I wrote about synth pioneer Thomas Dolby here today. He is now blogging and excited about what the convergence of music and the Internet is offering for musicians and their fans.
He has some great insights he posted about how the Internet media can pick up news and run with it.
Here's one point he makes concerning a personal online experience he had:
"It’s curious the way news spreads over the Internet. One bona fide news site reports an event correctly. Nine more web sites quote the first site verbatim. But the tenth adds a little wrinkle of its own to the story, a white lie. The next twenty sites that report the story include the white lie. And all of a sudden, the white lie has become a fact.
"That’s what happened to me this week. MTV News published a story, ostensibly about a row between me and another musician. At the end they mentioned that I am about to go out on tour, which is true. At least a dozen web sites and blogs picked up on the MTV story, and quoted from it directly. So far so good.
"Then Steven D Levitt, brilliant author of the bestselling ‘Freakonomics’, mentioned in his widely-read blog that he had lunch with me in Oxford last summer. As a footnote he stated that I’m back with my first album in 15 years."
His response and the response of his agent are hilarious.

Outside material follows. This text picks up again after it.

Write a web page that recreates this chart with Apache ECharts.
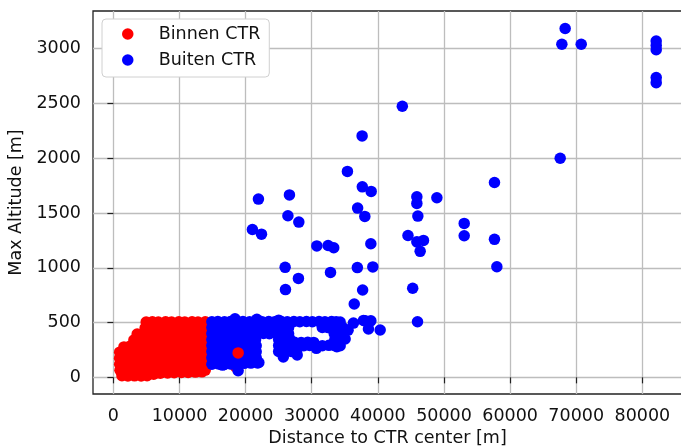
<!DOCTYPE html>
<html>
<head>
<meta charset="utf-8">
<script src="https://cdn.jsdelivr.net/npm/echarts@6/dist/echarts.min.js"></script>
<style>
  html, body { margin: 0; padding: 0; background: #fff; }
  #chart { width: 681px; height: 448px; }
</style>
</head>
<body>
<div id="chart"></div>
<script>
// Tick values shown on each axis
const xTicks = [0, 10000, 20000, 30000, 40000, 50000, 60000, 70000, 80000];
const yTicks = [0, 500, 1000, 1500, 2000, 2500, 3000];

// Flights inside the CTR: [distance to CTR center (m), max altitude (m)]
const binnenCTR = [
  [4960, 505], [5900, 508], [6800, 505], [7900, 508], [8800, 505], [9900, 508], [10800, 505], [11900, 508], [12800, 505], [13900, 508],
  [4800, 450], [5700, 452], [6700, 448], [7600, 450], [8700, 452], [9600, 448], [10700, 450], [11600, 452], [12700, 448], [13700, 450],
  [3600, 396], [4400, 395], [5300, 392], [6300, 398], [7200, 394], [8300, 396], [9200, 393], [10300, 397], [11200, 395], [12300, 392], [13300, 396], [14000, 394],
  [3100, 340], [4100, 342], [5100, 338], [6100, 341], [7000, 339], [8000, 343], [9100, 337], [10000, 340], [11100, 342], [12000, 338], [13100, 341], [13900, 339],
  [1600, 278], [2500, 285], [3400, 287], [4300, 283], [5400, 286], [6400, 284], [7400, 288], [8300, 282], [9400, 285], [10400, 287], [11300, 283], [12400, 286], [13400, 284],
  [950, 230], [1900, 232], [2900, 228], [3800, 231], [4800, 229], [5700, 233], [6700, 230], [7700, 227], [8700, 232], [9700, 229], [10600, 231], [11700, 228], [12600, 233], [13700, 230],
  [940, 175], [1800, 176], [2800, 173], [3700, 178], [4700, 174], [5600, 177], [6600, 172], [7600, 176], [8600, 175], [9600, 178], [10500, 173], [11600, 175], [12600, 177], [13800, 174],
  [950, 120], [1900, 122], [2900, 118], [3900, 121], [4800, 119], [5800, 123], [6700, 120], [7800, 117], [8700, 122], [9800, 119], [10700, 121], [11800, 118], [12800, 120], [13800, 122],
  [1000, 65], [2000, 67], [3000, 63], [4000, 66], [5000, 64], [5900, 68], [6900, 65], [7900, 62], [8900, 66], [9900, 64], [10800, 67], [11900, 63], [12900, 65], [13900, 66],
  [1300, 15], [2200, 12], [3200, 14], [4200, 12], [5100, 15], [6100, 28], [7100, 38], [8200, 40], [9200, 42], [10300, 44], [11300, 45], [12400, 48], [13400, 50],
  [18300, 465], [18500, 95], [15600, 300]
];

// A few inside-CTR flights that sit above the outside-CTR cloud
const binnenCTRTop = [
  [18870, 223]
];

// Flights outside the CTR
const buitenCTR = [
  // dense band up to 500 m
  [14900, 508], [15800, 510], [16800, 507], [17700, 510], [18700, 508], [19600, 510], [20600, 507], [21500, 510], [22500, 508], [23500, 510],
  [24400, 507], [25400, 510], [26300, 508], [27300, 510], [28200, 507], [29200, 510], [30100, 508], [31100, 510], [32000, 507], [33000, 510], [33700, 508], [34300, 505],
  [18400, 535], [21700, 530], [25000, 522],
  [14900, 455], [15900, 453], [16800, 456], [17800, 454], [18800, 455], [19800, 452], [20700, 456], [21700, 454], [22600, 455], [23600, 453],
  [24600, 456], [25500, 454], [26500, 455], [31600, 456], [32500, 454], [33400, 455], [34300, 453],
  [14900, 400], [15800, 402], [16900, 398], [17900, 401], [18800, 399], [19800, 403], [20700, 400], [21700, 398], [22700, 401], [23600, 399],
  [24600, 402], [25600, 400], [26500, 398], [33400, 401], [34200, 399],
  [14900, 345], [15900, 347], [16800, 343], [17800, 346], [18800, 344], [19700, 348], [20700, 345], [21500, 343], [25000, 346], [25900, 344], [26700, 347],
  [27400, 320], [28400, 318], [29400, 321], [30300, 319], [33500, 345], [34400, 343],
  [14900, 290], [15800, 292], [16800, 288], [17800, 291], [18800, 289], [19700, 293], [20700, 290], [21600, 288], [25000, 291], [25900, 289],
  [26900, 292], [27800, 290], [28800, 288], [29700, 291], [30700, 265], [31600, 289], [32600, 292], [33500, 290], [33800, 280], [34300, 288],
  [14900, 235], [15800, 237], [16800, 233], [17800, 236], [18800, 234], [19700, 238], [20700, 235], [21600, 233], [25000, 236], [25900, 234], [26900, 237], [27700, 235],
  [14900, 180], [15800, 182], [16800, 178], [17800, 181], [18800, 179], [19700, 183], [20700, 180], [21600, 178], [25700, 186], [27800, 204],
  [14900, 120], [15900, 122], [16800, 118], [17800, 121], [18900, 119], [19800, 128], [20800, 130], [21800, 132],
  [16500, 112], [18870, 60], [22000, 135],
  [36310, 495], [37830, 520], [38080, 516], [38940, 516], [38580, 441], [40350, 432], [34300, 395], [35050, 350], [34800, 450], [35500, 430],
  // sparse points above 500 m
  [21940, 1627], [26630, 1665], [26400, 1475], [28050, 1417], [21030, 1350], [22400, 1307],
  [30770, 1200], [32480, 1203], [33330, 1183], [25980, 1004], [27990, 903], [26030, 801], [32840, 958],
  [35400, 1880], [37650, 1739], [38990, 1697], [36940, 1545], [38030, 1469], [38940, 1220], [37620, 2204],
  [36900, 1002], [39240, 1008], [37700, 797], [36430, 669],
  [43700, 2475], [57640, 1779], [45900, 1648], [45900, 1588], [48930, 1639], [46050, 1472],
  [53060, 1405], [53060, 1292], [44560, 1295], [45900, 1237], [46900, 1250], [46400, 1150],
  [57640, 1260], [58000, 1009], [45270, 813], [46000, 507],
  [68330, 3184], [67830, 3041], [70760, 3041], [82100, 3070], [82100, 3030], [82100, 2990],
  [82100, 2737], [82100, 2690], [67580, 2000]
];

const FONT = 'DejaVu Sans';
const FS = 17.5;
const TEXT = '#111111';
const GRID = '#bdbdbd';

const chart = echarts.init(document.getElementById('chart'), null, { renderer: 'canvas' });

chart.setOption({
  animation: false,
  backgroundColor: '#ffffff',
  textStyle: { fontFamily: FONT },
  grid: {
    left: 93, top: 11, width: 589, height: 383,
    outerBoundsMode: 'none', containLabel: false,
    show: true, borderColor: '#222', borderWidth: 1.3, backgroundColor: 'transparent'
  },
  legend: {
    orient: 'vertical',
    left: 102, top: 19,
    padding: [5, 9, 7, 20],
    itemGap: 6,
    itemWidth: 14, itemHeight: 11.5,
    icon: 'circle',
    backgroundColor: '#ffffff',
    borderColor: '#d0d0d0', borderWidth: 1, borderRadius: 4,
    textStyle: { fontFamily: FONT, fontSize: FS, color: TEXT, lineHeight: 20, padding: [0, 0, 0, 19] },
    data: ['Binnen CTR', 'Buiten CTR']
  },
  xAxis: {
    type: 'value',
    min: -3080, max: 86000, splitNumber: 9,
    name: 'Distance to CTR center [m]',
    nameLocation: 'middle', nameGap: 35,
    nameTextStyle: { fontFamily: FONT, fontSize: FS, color: TEXT },
    axisLine: { show: false },
    axisTick: { show: true, length: 6, lineStyle: { color: '#222', width: 1.2 }, customValues: xTicks },
    axisLabel: {
      customValues: xTicks, margin: 13,
      fontFamily: FONT, fontSize: FS, color: TEXT, formatter: v => String(v)
    },
    splitLine: { show: true, lineStyle: { color: GRID, width: 1.3 } }
  },
  yAxis: {
    type: 'value',
    min: -152, max: 3344, splitNumber: 7,
    name: 'Max Altitude [m]',
    nameLocation: 'middle', nameGap: 61,
    nameTextStyle: { fontFamily: FONT, fontSize: FS, color: TEXT },
    axisLine: { show: false },
    axisTick: { show: true, length: 6, lineStyle: { color: '#222', width: 1.2 }, customValues: yTicks },
    axisLabel: {
      customValues: yTicks, margin: 12,
      fontFamily: FONT, fontSize: FS, color: TEXT, formatter: v => String(v)
    },
    splitLine: { show: true, lineStyle: { color: GRID, width: 1.3 } }
  },
  series: [
    {
      name: 'Binnen CTR', type: 'scatter', z: 2,
      symbol: 'circle', symbolSize: 11.5,
      itemStyle: { color: '#ff0000', opacity: 1 },
      data: binnenCTR
    },
    {
      name: 'Buiten CTR', type: 'scatter', z: 3,
      symbol: 'circle', symbolSize: 11.5,
      itemStyle: { color: '#0000ff', opacity: 1 },
      data: buitenCTR
    },
    {
      name: 'Binnen CTR', type: 'scatter', z: 4,
      symbol: 'circle', symbolSize: 11.5,
      itemStyle: { color: '#ff0000', opacity: 1 },
      data: binnenCTRTop
    }
  ]
});
</script>
</body>
</html>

First he responded with the question "Hold on–did someone say ‘album’?" He hadn't even heard of it until that moment. Then some journalists asked him if he was going to be doing any songs from the new album on the live show.
The next part is even funnier as his agent called him up and told him that he had two labels interested in distributing it. He added that he really was serious that it happened that way.
His final comments were: "All this has happened in the space of three days. I think I like this accelerated way of working! At this rate I’ll be able to skip the laborious part where you have to actually write and record the songs, and fast forward to the bit where I’m sitting on a white sand beach with a long drink, reading all the great reviews and admiring my fat royalty check."
There are two great points he actually makes here. First, there are those that seem to think that success will happen that way without the work aspect, I like how he pokes fun at that. And also the reality of how something can, if done right, really make things happen virally in the current interactive and community strengths that the Internet represents.
It's a great lesson in how things can be marketed and spread on the Internet, in spite of if you're not even trying.